GIVEN INSTRUCTION> With pictures left out, extract every line between the start of the records below and the line holding "return q1, med, q3, lo, hi", inclusive.

## start

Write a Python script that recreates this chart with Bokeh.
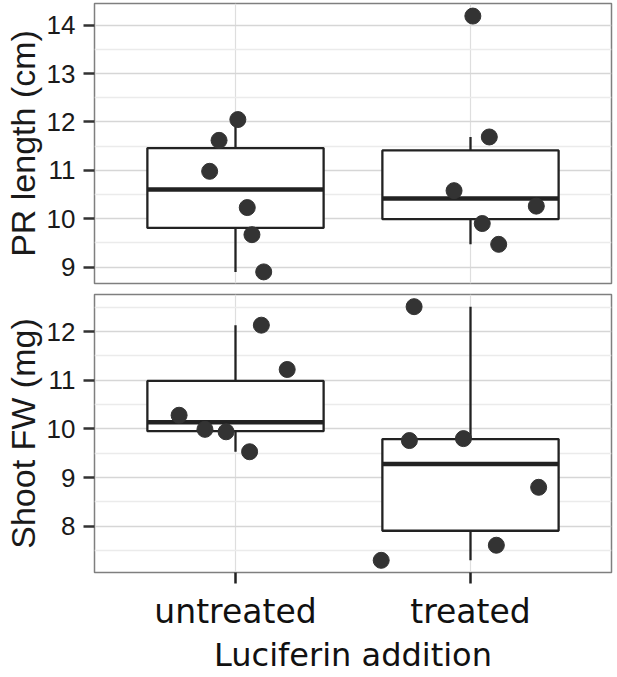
import numpy as np
from bokeh.plotting import figure
from bokeh.layouts import column
from bokeh.models import Range1d, FixedTicker
from bokeh.embed import file_html
from bokeh.resources import INLINE

# ---- data ----
groups = ["untreated", "treated"]
group_pos = [1, 2]

pr_untreated = [12.05, 11.62, 10.98, 10.23, 9.67, 8.90]
pr_untreated_jit = [0.01, -0.07, -0.11, 0.05, 0.07, 0.12]
pr_treated = [14.19, 11.69, 10.58, 10.26, 9.90, 9.47]
pr_treated_jit = [0.01, 0.08, -0.07, 0.28, 0.05, 0.12]

fw_untreated = [12.13, 11.22, 10.28, 9.99, 9.94, 9.53]
fw_untreated_jit = [0.11, 0.22, -0.24, -0.13, -0.04, 0.06]
fw_treated = [12.51, 9.76, 9.80, 8.80, 7.61, 7.30]
fw_treated_jit = [-0.24, -0.26, -0.03, 0.29, 0.11, -0.38]

pr_ticks = [9, 10, 11, 12, 13, 14]
pr_minor = [9.5, 10.5, 11.5, 12.5, 13.5]
fw_ticks = [8, 9, 10, 11, 12]
fw_minor = [7.5, 8.5, 9.5, 10.5, 11.5, 12.5]

LINE = "#222222"
PT = "#333333"


def box_stats(v):
    a = np.asarray(v, dtype=float)
    q1, med, q3 = np.percentile(a, [25, 50, 75])
    iqr = q3 - q1
    lo = a[a >= q1 - 1.5 * iqr].min()
    hi = a[a <= q3 + 1.5 * iqr].max()
    return q1, med, q3, lo, hi


def panel(ylabel, yr, ticks, minor, series, jitters, bottom):
    p = figure(output_backend="svg", toolbar_location=None,
               frame_width=517, frame_height=(278 if bottom else 280),
               x_range=Range1d(0.4, 2.6), y_range=Range1d(*yr),
               min_border_left=87, min_border_right=3,
               min_border_top=(6 if bottom else 3),
               min_border_bottom=(97 if bottom else 5))
    p.background_fill_color = "white"
    p.border_fill_color = "white"
    p.outline_line_color = "#7f7f7f"
    p.outline_line_width = 1.5

    # grid
    p.xgrid.ticker = FixedTicker(ticks=group_pos)
    p.xgrid.grid_line_color = "#dedede"
    p.xgrid.grid_line_width = 1.2
    p.ygrid.ticker = FixedTicker(ticks=ticks, minor_ticks=minor)
    p.ygrid.grid_line_color = "#d6d6d6"
    p.ygrid.grid_line_width = 1.3
    p.ygrid.minor_grid_line_color = "#ebebeb"
    p.ygrid.minor_grid_line_width = 1.3

    # y axis
    ya = p.yaxis[0]
    ya.ticker = FixedTicker(ticks=ticks, minor_ticks=[])
    ya.axis_line_color = None
    ya.major_tick_line_color = "#333333"
    ya.major_tick_line_width = 2.5
    ya.major_tick_out = 11
    ya.major_tick_in = 0
    ya.minor_tick_line_color = None
    ya.major_label_text_font = "Liberation Sans"
    ya.major_label_text_font_size = "26px"
    ya.major_label_text_color = "#1a1a1a"
    ya.major_label_standoff = 8
    ya.axis_label = ylabel
    ya.axis_label_text_font = "Liberation Sans"
    ya.axis_label_text_font_size = "34px"
    ya.axis_label_text_font_style = "normal"
    ya.axis_label_text_color = "#1a1a1a"
    ya.axis_label_standoff = 2

    # x axis
    xa = p.xaxis[0]
    if bottom:
        xa.ticker = FixedTicker(ticks=group_pos, minor_ticks=[])
        xa.major_label_overrides = {pos: g for pos, g in zip(group_pos, groups)}
        xa.axis_line_color = None
        xa.major_tick_line_color = "#222222"
        xa.major_tick_line_width = 2.5
        xa.major_tick_out = 11
        xa.major_tick_in = 0
        xa.minor_tick_line_color = None
        xa.major_label_text_font = "DejaVu Sans"
        xa.major_label_text_font_size = "33px"
        xa.major_label_text_color = "#111111"
        xa.major_label_standoff = 8
        xa.axis_label = "Luciferin addition"
        xa.axis_label_text_font = "DejaVu Sans"
        xa.axis_label_text_font_size = "32px"
        xa.axis_label_text_font_style = "normal"
        xa.axis_label_text_color = "#111111"
        xa.axis_label_standoff = 2
    else:
        xa.visible = False

    # boxes
    for pos, vals in zip(group_pos, series):
        q1, med, q3, lo, hi = box_stats(vals)
        p.segment(x0=[pos, pos], y0=[q3, q1], x1=[pos, pos], y1=[hi, lo],
                  line_color=LINE, line_width=2.3)
        p.quad(left=[pos - 0.375], right=[pos + 0.375], top=[q3], bottom=[q1],
               fill_color="white", line_color=LINE, line_width=2.3)
        p.segment(x0=[pos - 0.375], y0=[med], x1=[pos + 0.375], y1=[med],
                  line_color=LINE, line_width=4.5)
    for pos, vals, jit in zip(group_pos, series, jitters):
        xs = [pos + j for j in jit]
        p.scatter(xs, vals, size=16, fill_color=PT, line_color=PT)
    return p


top = panel("PR length (cm)", (8.66, 14.45), pr_ticks, pr_minor,
            [pr_untreated, pr_treated], [pr_untreated_jit, pr_treated_jit], False)
bot = panel("Shoot FW (mg)", (7.05, 12.76), fw_ticks, fw_minor,
            [fw_untreated, fw_treated], [fw_untreated_jit, fw_treated_jit], True)

layout = column(top, bot, spacing=0)
open("out.html", "w").write(file_html(layout, INLINE))
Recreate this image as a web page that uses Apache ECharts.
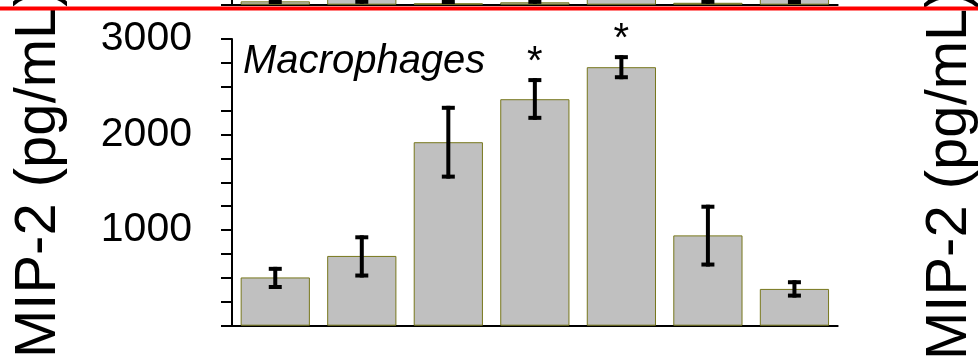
<!DOCTYPE html>
<html><head><meta charset="utf-8">
<script src="https://cdn.jsdelivr.net/npm/echarts@6/dist/echarts.min.js"></script>
<style>html,body{margin:0;padding:0;background:#fff}#c{width:978px;height:358px}</style>
</head><body><div id="c"></div>
<script>
// ---- main panel (Macrophages) ----
const categories = ['1', '2', '3', '4', '5', '6', '7'];
const mip2Means = [505, 730, 1920, 2370, 2705, 945, 385];
const mip2ErrLow = [405, 525, 1560, 2175, 2600, 640, 315];
const mip2ErrHigh = [595, 925, 2280, 2570, 2810, 1245, 455];
const significance = ['', '', '', '*', '*', '', ''];
const yLabelValues = [1000, 2000, 3000];
const panelLabel = 'Macrophages';
const yTitle = 'MIP-2 (pg/mL)';
// ---- upper panel (only its bottom edge is visible) ----
const upperMeans = [35, 900, 15, 25, 1200, 20, 800];
const upperErrLow = [28, 30, 28, 30, 1100, 30, 28];
const upperErrHigh = [300, 1200, 200, 200, 1300, 200, 1100];

const FONT = '"Liberation Sans", Arial, sans-serif';
const chart = echarts.init(document.getElementById('c'), null, {renderer: 'canvas', width: 978, height: 358});

function makeErrRender(withSig) {
  return function (params, api) {
    const x = api.value(0), lo = api.value(1), hi = api.value(2);
    const pLo = api.coord([x, lo]), pHi = api.coord([x, hi]);
    const hw = 6.5;
    const st = {stroke: '#000', lineWidth: 4, fill: null};
    const children = [
      {type: 'line', shape: {x1: pLo[0], y1: pLo[1] + 2, x2: pHi[0], y2: pHi[1] - 2}, style: st},
      {type: 'line', shape: {x1: pLo[0] - hw, y1: pLo[1], x2: pLo[0] + hw, y2: pLo[1]}, style: st},
      {type: 'line', shape: {x1: pHi[0] - hw, y1: pHi[1], x2: pHi[0] + hw, y2: pHi[1]}, style: st}
    ];
    const sig = withSig ? significance[params.dataIndex] : '';
    if (sig) {
      children.push({type: 'text', x: pHi[0], y: pHi[1] - 16.7,
        style: {text: sig, font: '40px ' + FONT, fill: '#000', align: 'center', verticalAlign: 'middle', textAlign: 'center', textVerticalAlign: 'middle'}});
    }
    return {type: 'group', children: children};
  };
}

const yAxisBase = {
  type: 'value', min: 0, max: 3000, interval: 250,
  axisLine: {show: true, lineStyle: {color: '#000', width: 2}},
  axisTick: {show: true, length: 11, lineStyle: {color: '#000', width: 2}},
  splitLine: {show: false}
};
const xAxisBase = {
  type: 'category', data: categories,
  axisLine: {show: true, lineStyle: {color: '#000', width: 2}},
  axisTick: {show: false}, axisLabel: {show: false}, splitLine: {show: false}
};
const barStyle = {color: '#c0c0c0', borderColor: '#77771c', borderWidth: 1};

const option = {
  animation: false,
  backgroundColor: '#fff',
  grid: [
    {left: 232, right: 140.3, top: 39, bottom: 32.3, outerBoundsMode: 'none', containLabel: false},
    {left: 232, right: 140.3, top: -282, bottom: 353.3, outerBoundsMode: 'none', containLabel: false}
  ],
  xAxis: [
    Object.assign({gridIndex: 0}, xAxisBase),
    Object.assign({gridIndex: 1}, xAxisBase)
  ],
  yAxis: [
    Object.assign({gridIndex: 0, axisLabel: {
      show: true, color: '#000', fontSize: 41, fontFamily: FONT, margin: 40, padding: [0, 0, 11, 0],
      formatter: function (v) { return yLabelValues.indexOf(v) >= 0 ? String(v) : ''; }
    }}, yAxisBase),
    Object.assign({gridIndex: 1, axisLabel: {show: false}}, yAxisBase)
  ],
  series: [
    {type: 'bar', xAxisIndex: 0, yAxisIndex: 0, data: mip2Means, barWidth: '80%', itemStyle: barStyle, z: 2},
    {type: 'custom', xAxisIndex: 0, yAxisIndex: 0, renderItem: makeErrRender(true),
      data: categories.map((c, i) => [i, mip2ErrLow[i], mip2ErrHigh[i]]), encode: {x: 0, y: [1, 2]}, z: 5},
    {type: 'bar', xAxisIndex: 1, yAxisIndex: 1, data: upperMeans, barWidth: '80%', itemStyle: barStyle, z: 2},
    {type: 'custom', xAxisIndex: 1, yAxisIndex: 1, renderItem: makeErrRender(false),
      data: categories.map((c, i) => [i, upperErrLow[i], upperErrHigh[i]]), encode: {x: 0, y: [1, 2]}, z: 5}
  ],
  graphic: [
    {type: 'text', x: 243, y: 62, z: 10,
      style: {text: panelLabel, font: 'italic 40px ' + FONT, fill: '#000', align: 'left', verticalAlign: 'middle', textAlign: 'left', textVerticalAlign: 'middle'}},
    {type: 'text', x: 38.5, y: 358, rotation: Math.PI / 2, z: 10,
      style: {text: yTitle, font: '58px ' + FONT, fill: '#000', align: 'left', verticalAlign: 'middle', textAlign: 'left', textVerticalAlign: 'middle'}},
    {type: 'text', x: 950, y: 360, rotation: Math.PI / 2, z: 10,
      style: {text: yTitle, font: '58px ' + FONT, fill: '#000', align: 'left', verticalAlign: 'middle', textAlign: 'left', textVerticalAlign: 'middle'}},
    {type: 'rect', shape: {x: 0, y: 6.5, width: 978, height: 4}, style: {fill: '#ff0000'}, z: 100}
  ]
};
chart.setOption(option);
</script>
</body></html>
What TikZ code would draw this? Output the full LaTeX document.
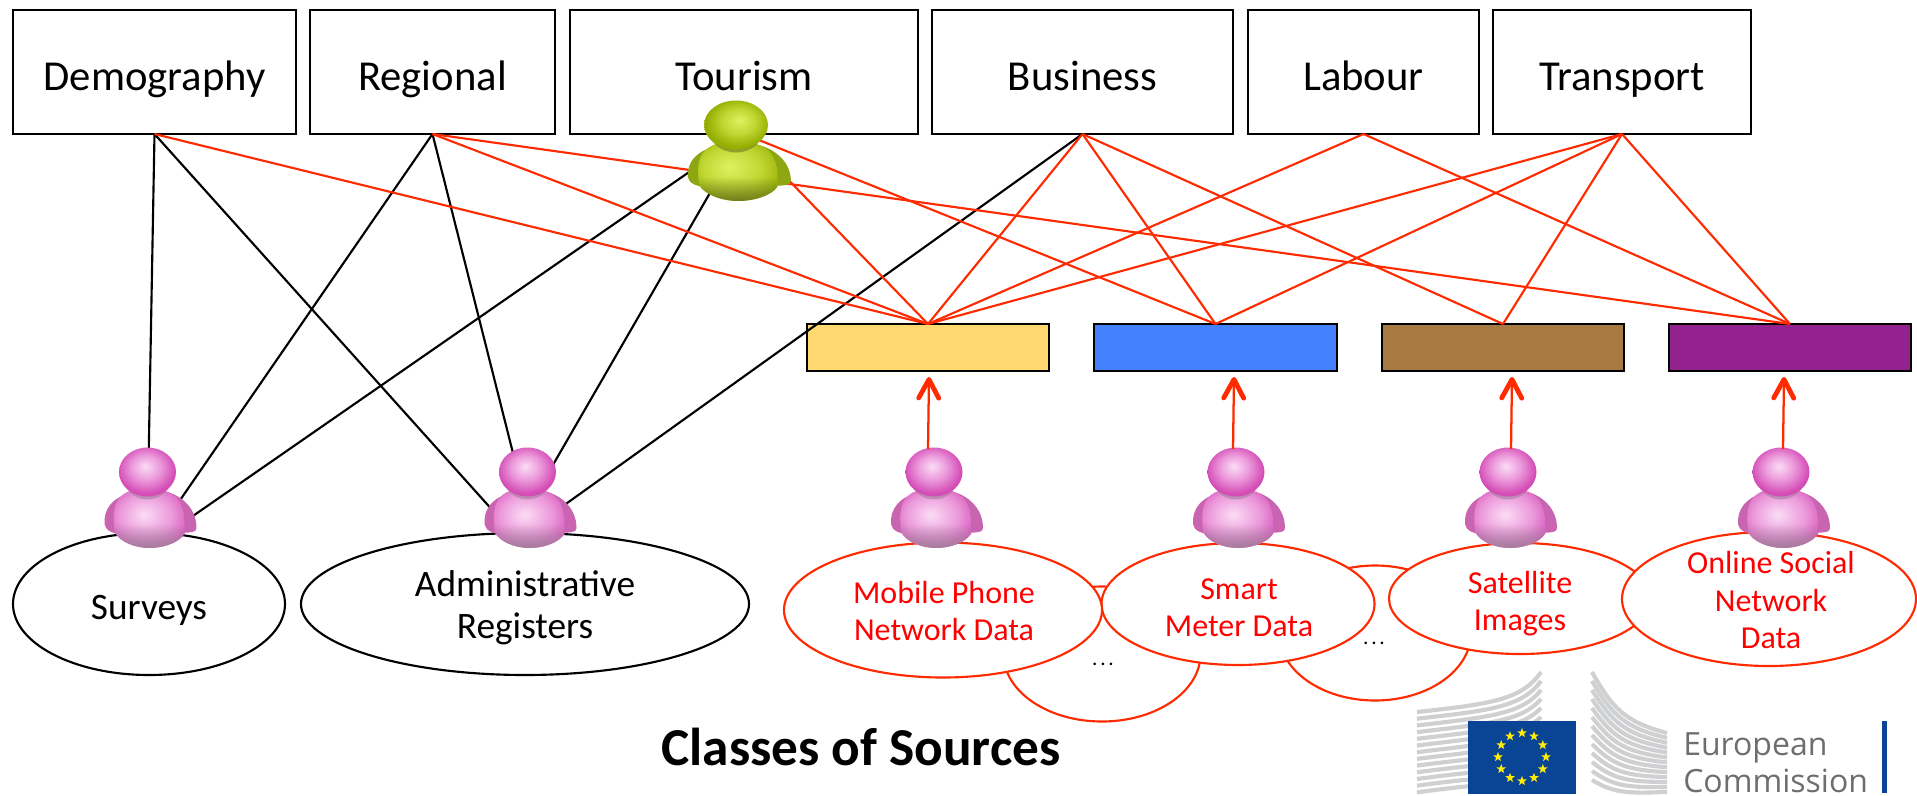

## end

COMPLETE OUTPUT>
Write a Python script that recreates this chart with Bokeh.
import numpy as np
from bokeh.plotting import figure
from bokeh.layouts import column
from bokeh.models import Range1d, FixedTicker
from bokeh.embed import file_html
from bokeh.resources import INLINE

# ---- data ----
groups = ["untreated", "treated"]
group_pos = [1, 2]

pr_untreated = [12.05, 11.62, 10.98, 10.23, 9.67, 8.90]
pr_untreated_jit = [0.01, -0.07, -0.11, 0.05, 0.07, 0.12]
pr_treated = [14.19, 11.69, 10.58, 10.26, 9.90, 9.47]
pr_treated_jit = [0.01, 0.08, -0.07, 0.28, 0.05, 0.12]

fw_untreated = [12.13, 11.22, 10.28, 9.99, 9.94, 9.53]
fw_untreated_jit = [0.11, 0.22, -0.24, -0.13, -0.04, 0.06]
fw_treated = [12.51, 9.76, 9.80, 8.80, 7.61, 7.30]
fw_treated_jit = [-0.24, -0.26, -0.03, 0.29, 0.11, -0.38]

pr_ticks = [9, 10, 11, 12, 13, 14]
pr_minor = [9.5, 10.5, 11.5, 12.5, 13.5]
fw_ticks = [8, 9, 10, 11, 12]
fw_minor = [7.5, 8.5, 9.5, 10.5, 11.5, 12.5]

LINE = "#222222"
PT = "#333333"


def box_stats(v):
    a = np.asarray(v, dtype=float)
    q1, med, q3 = np.percentile(a, [25, 50, 75])
    iqr = q3 - q1
    lo = a[a >= q1 - 1.5 * iqr].min()
    hi = a[a <= q3 + 1.5 * iqr].max()
    return q1, med, q3, lo, hi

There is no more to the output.